La energía de la música
Eligió Christian Thielemann para sus conciertos madrileños con la Filarmónica de Múnich un programa sinfónico centroeuropeo del XIX en el que estaban representadas las tres B: Beethoven, Brahms y Bruckner. Especialmente Bruckner levantaba una curiosidad cercana a lo morboso, pues no en vano era el autor fetiche de Sergiu Celibidache, un director carismático que visitó Madrid al frente de esta orquesta en 1982, 1983, 1987, 1989, 1991, 1993 y 1994 en los ciclos de Ibermúsica. El director rumano daba prioridad en sus interpretaciones a la elaboración del sonido o al concepto estructural, mientras el alemán se centra en la energía de la música. Pero hay momentos en que las lecturas de ambos directores se parecen, como en el adagio de la Quinta. Celibidache tenía su coherencia y Thielemann la suya, como también la tenía Jochum. Unos y otros buscan un ideal. Lo importante es la sinceridad de las propuestas. En ese sentido Thielemann es fiel a sí mismo. Escarba en unas maneras de hacer representativas de lo que se ha dado en llamar espíritu alemán. Los resultados artísticos están a la vista. El director no engaña a nadie
Christian Thielemann. Münchner Philharmoniker
Piano: Hélène Grimaud. Obras de Brahms (Variaciones sobre un tema de Haydn), Beethoven (Concierto para piano nº 5 y Séptima sinfonía) y Bruckner (Quinta sinfonía). Ibermúsica. Auditorio Nacional, Madrid, 16 y 17 de marzo.

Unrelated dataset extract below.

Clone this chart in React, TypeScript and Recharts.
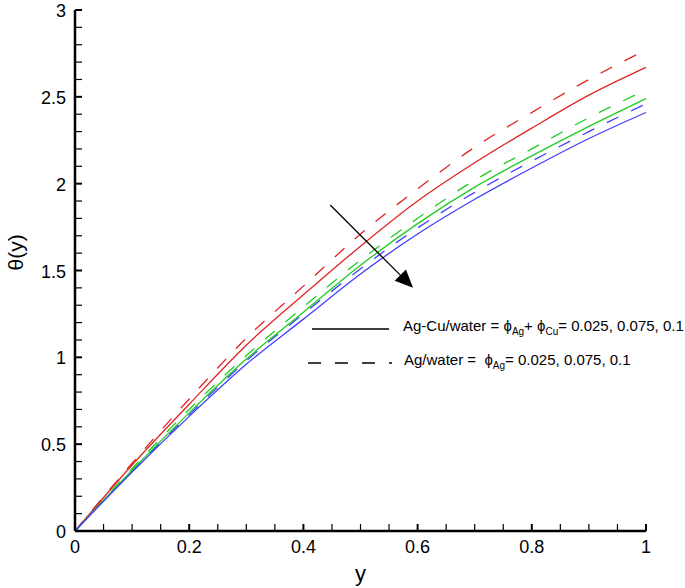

Thielemann se muestra cada vez más seguro e inspirado
La fuerza de la Séptima de Beethoven fue arrolladora. No sé si el enfoque sería igual de efectivo en otras sinfonías del autor pero la Opus 92, en la mayor se presta a una demostración de energía irresistible. Más contenido fue su acompañamiento al concierto Emperador, en el que Hélène Grimaud exhibió una musicalidad exquisita. El mundo sonoro de la pianista y el de la orquesta convivían pero no se fundían del todo. El otro Beethoven de la tarde, la obertura de Egmont ofrecida como propina, fue sencillamente impecable en equilibrio sonoro y tensión musical. Thielemann había preparado el terreno con un Brahms de buenas maneras, el de las variaciones a partir de un tema de Haydn. Lo resolvió sin ningún tipo de excesos, con elegancia incluso. A partir de ahí se forjó un éxito con pocas fisuras. La Filarmónica de Múnich mostró una vez más su versatilidad. Su plantilla ha rejuvenecido, pero su categoría musical se mantiene intacta.
Thielemann, que ha dirigido en los últimos años en Bayreuth una memorable versión musical de El anillo del nibelungo, se muestra cada vez más seguro e inspirado en el repertorio romántico austro-alemán y no solamente en Wagner. La próxima temporada deja la orquesta bávara -en la que le sustituye Lorin Maazel- y se hace cargo de la Staaskapelle de Dresde. Con la Filarmónica de Múnich ha sentido la música como un catalizador de emociones inmediatas. La compenetración es obvia. Más controlado en el gesto que en otras ocasiones, su atención a la música como energía es tan obsesiva que desemboca en un espejo de su intencionalidad y, por supuesto, de su filosofía sonora.